State the number of lines below in which the word "chart" appears. Nothing else belongs in the answer.

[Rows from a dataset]
** begin **
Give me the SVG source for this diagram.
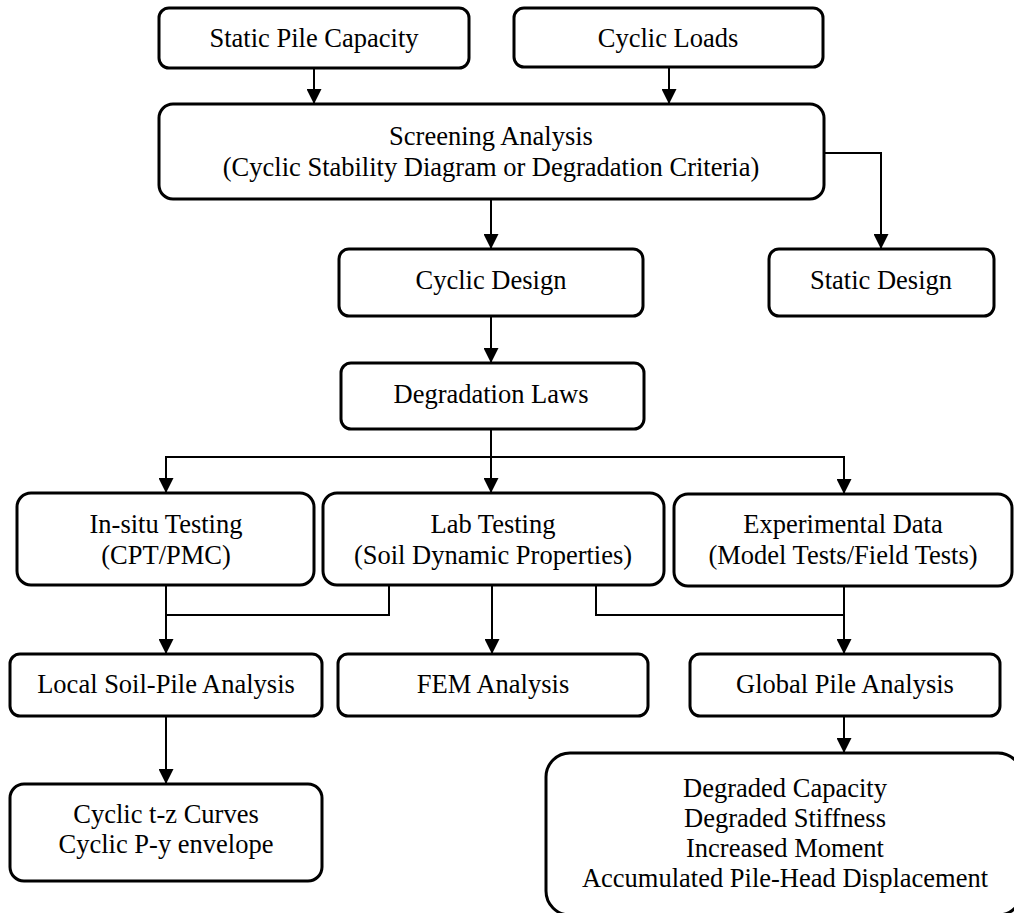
<svg xmlns="http://www.w3.org/2000/svg" width="1014" height="913" viewBox="0 0 1014 913">
  <style>
    .box { fill: #ffffff; stroke: #000000; stroke-width: 3; }
    .lbl { font-family: "Liberation Serif", "Times New Roman", serif; font-size: 26.5px; fill: #000000; text-anchor: middle; }
    .wire { fill: none; stroke: #000000; stroke-width: 2; }
    .arrow { fill: none; stroke: #000000; stroke-width: 2; marker-end: url(#head); }
  </style>
  <defs>
    <marker id="head" markerUnits="userSpaceOnUse" markerWidth="15" markerHeight="15" viewBox="0 0 15 15" refX="15" refY="7.5" orient="auto">
      <path d="M0,0 L15,7.5 L0,15 z" fill="#000000"/>
    </marker>
  </defs>
  <rect width="1014" height="913" fill="#ffffff"/>

  <g id="connectors">
    <path class="arrow" d="M314,68 V104"/>
    <path class="arrow" d="M669,67 V104"/>
    <path class="arrow" d="M491,199 V249"/>
    <path class="arrow" d="M824,153 H881 V249"/>
    <path class="arrow" d="M491,316 V363"/>
    <path class="arrow" d="M491,429 V493"/>
    <path class="arrow" d="M491,457 H166 V493"/>
    <path class="arrow" d="M491,457 H844 V494"/>
    <path class="arrow" d="M166,585 V654"/>
    <path class="wire" d="M389,585 V615 H166"/>
    <path class="arrow" d="M492,585 V654"/>
    <path class="wire" d="M596,585 V615 H844"/>
    <path class="arrow" d="M844,586 V654"/>
    <path class="arrow" d="M166,716 V784"/>
    <path class="arrow" d="M844,716 V753"/>
  </g>

  <g id="static-pile-capacity">
    <rect class="box" x="159" y="8" width="310" height="60" rx="10"/>
    <text class="lbl" x="314" y="47">Static Pile Capacity</text>
  </g>
  <g id="cyclic-loads">
    <rect class="box" x="514" y="8" width="309" height="59" rx="10"/>
    <text class="lbl" x="668" y="47">Cyclic Loads</text>
  </g>
  <g id="screening-analysis">
    <rect class="box" x="159" y="104" width="665" height="95" rx="14"/>
    <text class="lbl" x="491" y="145">Screening Analysis</text>
    <text class="lbl" x="491" y="176">(Cyclic Stability Diagram or Degradation Criteria)</text>
  </g>
  <g id="cyclic-design">
    <rect class="box" x="339" y="249" width="304" height="67" rx="10"/>
    <text class="lbl" x="491" y="289">Cyclic Design</text>
  </g>
  <g id="static-design">
    <rect class="box" x="769" y="249" width="225" height="67" rx="10"/>
    <text class="lbl" x="881" y="289">Static Design</text>
  </g>
  <g id="degradation-laws">
    <rect class="box" x="341" y="363" width="303" height="66" rx="10"/>
    <text class="lbl" x="491" y="403">Degradation Laws</text>
  </g>
  <g id="in-situ-testing">
    <rect class="box" x="17" y="493" width="297" height="92" rx="14"/>
    <text class="lbl" x="166" y="533">In-situ Testing</text>
    <text class="lbl" x="166" y="564">(CPT/PMC)</text>
  </g>
  <g id="lab-testing">
    <rect class="box" x="323" y="493" width="341" height="92" rx="14"/>
    <text class="lbl" x="493" y="533">Lab Testing</text>
    <text class="lbl" x="493" y="564">(Soil Dynamic Properties)</text>
  </g>
  <g id="experimental-data">
    <rect class="box" x="674" y="494" width="338" height="92" rx="14"/>
    <text class="lbl" x="843" y="533">Experimental Data</text>
    <text class="lbl" x="843" y="564">(Model Tests/Field Tests)</text>
  </g>
  <g id="local-soil-pile-analysis">
    <rect class="box" x="10" y="654" width="312" height="62" rx="10"/>
    <text class="lbl" x="166" y="693">Local Soil-Pile Analysis</text>
  </g>
  <g id="fem-analysis">
    <rect class="box" x="338" y="654" width="310" height="62" rx="10"/>
    <text class="lbl" x="493" y="693">FEM Analysis</text>
  </g>
  <g id="global-pile-analysis">
    <rect class="box" x="690" y="654" width="310" height="62" rx="10"/>
    <text class="lbl" x="845" y="693">Global Pile Analysis</text>
  </g>
  <g id="cyclic-curves">
    <rect class="box" x="10" y="784" width="312" height="97" rx="14"/>
    <text class="lbl" x="166" y="823">Cyclic t-z Curves</text>
    <text class="lbl" x="166" y="853">Cyclic P-y envelope</text>
  </g>
  <g id="degraded-results">
    <rect class="box" x="546" y="753" width="476" height="162" rx="24"/>
    <text class="lbl" x="785" y="797">Degraded Capacity</text>
    <text class="lbl" x="785" y="827">Degraded Stiffness</text>
    <text class="lbl" x="785" y="857">Increased Moment</text>
    <text class="lbl" x="785" y="887">Accumulated Pile-Head Displacement</text>
  </g>
</svg>
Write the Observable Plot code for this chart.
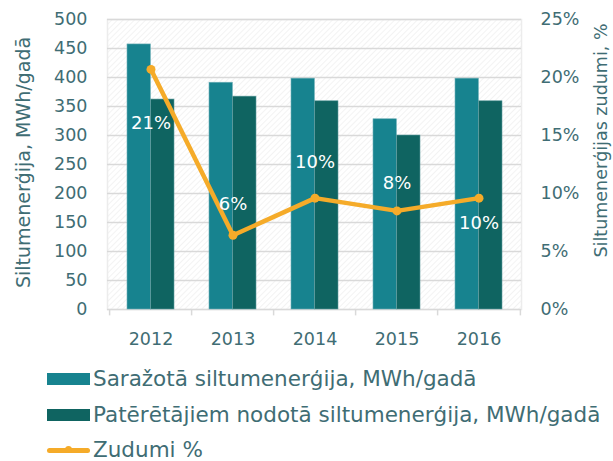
<!DOCTYPE html>
<html><head><meta charset="utf-8">
<script src="https://cdn.jsdelivr.net/npm/d3@7"></script>
<script src="https://cdn.jsdelivr.net/npm/@observablehq/plot@0.6"></script>
<style>
body{margin:0;background:#fff;font-family:"DejaVu Sans",sans-serif;}
#wrap{position:relative;width:613px;height:461px;overflow:hidden;}
.row{position:absolute;left:47px;height:18px;line-height:18px;display:flex;align-items:center;color:#3f6d74;font-size:21.5px;white-space:nowrap;}
.row span{line-height:1;}
.sw{width:43px;height:12px;margin-right:3px;flex:none;}
.ln{width:43px;height:12px;margin-right:3px;position:relative;flex:none;}
.ln:before{content:"";position:absolute;left:0;right:0;top:4px;height:5px;border-radius:3px;background:#f5ab29;}
.ln:after{content:"";position:absolute;left:18px;top:2px;width:7px;height:7px;border-radius:50%;background:#f5ab29;}
</style>
</head><body>
<div id="wrap"><div id="chart"></div>
 <div class="row" style="top:370px"><div class="sw" style="background:#17838f"></div><span id="l1"></span></div>
 <div class="row" style="top:406px"><div class="sw" style="background:#0f6461"></div><span id="l2"></span></div>
 <div class="row" style="top:441px"><div class="ln"></div><span id="l3"></span></div>
</div>
<script>
// ---- data ----
const years = ["2012", "2013", "2014", "2015", "2016"];
const produced = [457, 391, 398, 328, 398];      // Saražotā siltumenerģija, MWh/gadā
const delivered = [362, 367, 359, 300, 359];     // Patērētājiem nodotā siltumenerģija, MWh/gadā
const losses = [20.7, 6.4, 9.6, 8.5, 9.6];       // Zudumi %
const lossLabels = ["21%", "6%", "10%", "8%", "10%"];
const leftTicks = [0, 50, 100, 150, 200, 250, 300, 350, 400, 450, 500];
const rightTicks = [0, 5, 10, 15, 20, 25];
const seriesNames = ["Saražotā siltumenerģija, MWh/gadā", "Patērētājiem nodotā siltumenerģija, MWh/gadā", "Zudumi %"];
const leftTitle = "Siltumenerģija, MWh/gadā";
const rightTitle = "Siltumenerģijas zudumi, %";

// ---- layout ----
const W = 613, H = 358, ML = 107, MR = 92, MT = 19, MB = H - 309;
const step = (W - ML - MR) / years.length;
const bw = step * 0.57;
const ratio = 500 / 25; // right axis (percent) mapped onto left axis
const textColor = "#3f6d74";
const rows = years.map((y, i) => ({year: y, produced: produced[i], delivered: delivered[i], loss: losses[i], label: lossLabels[i]}));
const labelDy = [54, -31, -36, -28, 25];

const chart = Plot.plot({
  width: W, height: H, marginLeft: ML, marginRight: MR, marginTop: MT, marginBottom: MB,
  style: {fontFamily: "DejaVu Sans, sans-serif", fontSize: "17.5px", color: textColor, background: "transparent"},
  x: {domain: years, paddingInner: 0.43, paddingOuter: 0.215, axis: null},
  y: {domain: [0, 500], axis: null},
  marks: [
    Plot.frame({fill: "url(#hatch)", stroke: "#ececec", strokeWidth: 1.5}),
    Plot.ruleY(leftTicks, {stroke: "#d9d9d9", strokeWidth: 1.5}),
    Plot.ruleX(years, {x: d => d, dx: -step / 2, y1: 0, y2: -11, stroke: "#d9d9d9", strokeWidth: 1.5}),
    Plot.ruleX([years[years.length - 1]], {x: d => d, dx: step / 2, y1: 0, y2: -11, stroke: "#d9d9d9", strokeWidth: 1.5}),
    Plot.barY(rows, {x: "year", y: "produced", fill: "#17838f", stroke: "#6fb0b8", strokeWidth: 0.6, insetRight: bw / 2}),
    Plot.barY(rows, {x: "year", y: "delivered", fill: "#0f6461", stroke: "#5e9c9e", strokeWidth: 0.6, insetLeft: bw / 2}),
    Plot.line(rows, {x: "year", y: d => d.loss * ratio, stroke: "#f5ab29", strokeWidth: 4.5, strokeLinejoin: "round"}),
    Plot.dot(rows, {x: "year", y: d => d.loss * ratio, r: 4.5, fill: "#f5ab29"}),
    ...rows.map((d, i) => Plot.text([d], {x: "year", y: r => r.loss * ratio, text: "label", dy: labelDy[i], fill: "white", fontSize: 18})),
    Plot.axisY(leftTicks, {anchor: "left", tickSize: 0, tickPadding: 20, label: null}),
    Plot.axisY(rightTicks.map(t => t * ratio), {anchor: "right", tickSize: 0, tickPadding: 19, tickFormat: d => (d / ratio) + "%", label: null}),
    Plot.axisX({anchor: "bottom", tickSize: 0, tickPadding: 23, label: null}),
    Plot.text([leftTitle], {frameAnchor: "left", textAnchor: "middle", lineAnchor: "middle", rotate: -90, dx: -84, dy: -2, fontSize: 19, fill: textColor}),
    Plot.text([rightTitle], {frameAnchor: "right", textAnchor: "middle", lineAnchor: "middle", rotate: -90, dx: 80, dy: -24, fontSize: 17.5, fill: textColor})
  ]
});
// hatch pattern for plot background
const ns = "http://www.w3.org/2000/svg";
const defs = document.createElementNS(ns, "defs");
defs.innerHTML = '<pattern id="hatch" patternUnits="userSpaceOnUse" width="4" height="4" patternTransform="rotate(45)"><rect width="4" height="4" fill="#ffffff"/><line x1="0" y1="0" x2="0" y2="4" stroke="#ebebeb" stroke-width="1.2"/></pattern>';
chart.insertBefore(defs, chart.firstChild);
document.getElementById("chart").append(chart);
document.getElementById("l1").textContent = seriesNames[0];
document.getElementById("l2").textContent = seriesNames[1];
document.getElementById("l3").textContent = seriesNames[2];
</script>
</body></html>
** end **
- Completed task
5